Et encore : "Alors nous serons capables de reconnaître l'abîme du mal au cœur de la guerre et nous ne nous offusquerons pas d'être traités de naïfs parce que nous avons choisi la paix. La conscience de la paix et de la valeur du dialogue est le fruit, pour l'Église, de la prophétie de l'Évangile, mais aussi d'un grand réalisme historique, mûri dans son expérience."
François a observé : "L'homme, en fin de compte, n'est pas un individu ; il est le prochain d'un autre ; il est appelé à être un frère.
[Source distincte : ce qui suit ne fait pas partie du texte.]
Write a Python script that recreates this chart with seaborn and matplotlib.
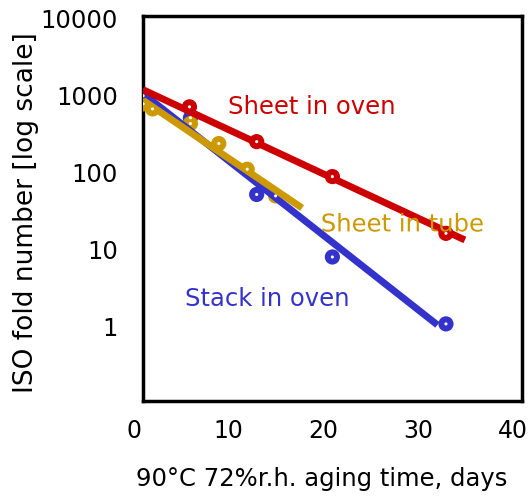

C'est pourquoi il cherche dans ses profondeurs plutôt la communion que la division, plutôt un espace familier d'un dialogue qu’une tribune de meeting. C'est pourquoi il ne faut pas être pessimiste, résigné : une graine de paix a été semée au cœur de l'histoire, du juste, de l'homme, qui a germé dans tant de civilisations et de moments. On ne peut pas se replier dans l'anonymat, en regardant le cours de l'histoire avec indifférence ou crainte.
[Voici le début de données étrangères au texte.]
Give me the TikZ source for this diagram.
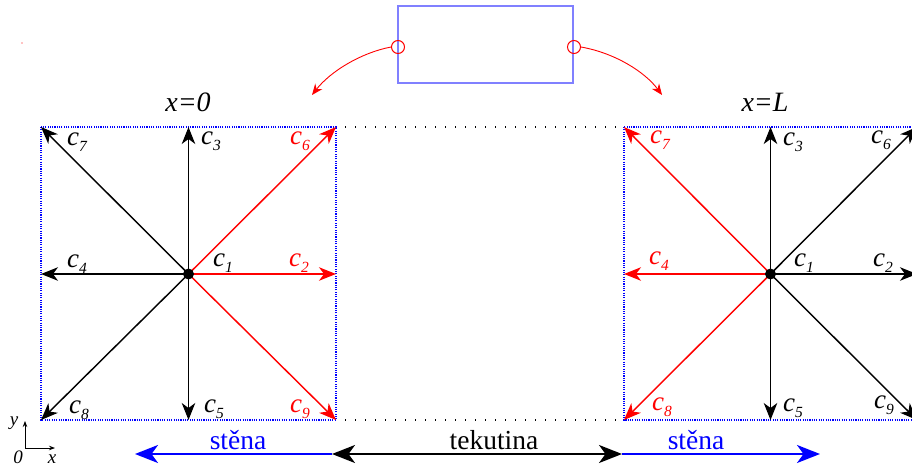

Le chemin de la paix passe par trois étapes : connaître l'histoire de ceux qui souffrent de la guerre, être activement solidaire des victimes, prier pour la paix. Solidarité, prière, participation : telles sont les offensives des désarmés de la guerre. Giorgio La Pira, qui tenait la Bible entre ses mains et regardait l'histoire des peuples, avait déclaré : "Je crois dans la force historique de la prière." Nous devrions prier davantage pour la paix dans les églises, en nous souvenant également des pays en guerre. La paix est l'œuvre de chacun ; c'est l'orientation profonde de l'humanité ; c'est surtout le don de Dieu, en réponse à notre prière et à la lamentation de ceux qui souffrent. Face à tant de guerres, il est temps de nous rendre compte que le temps de la paix est venu. Parce que l'espérance ne déçoit pas.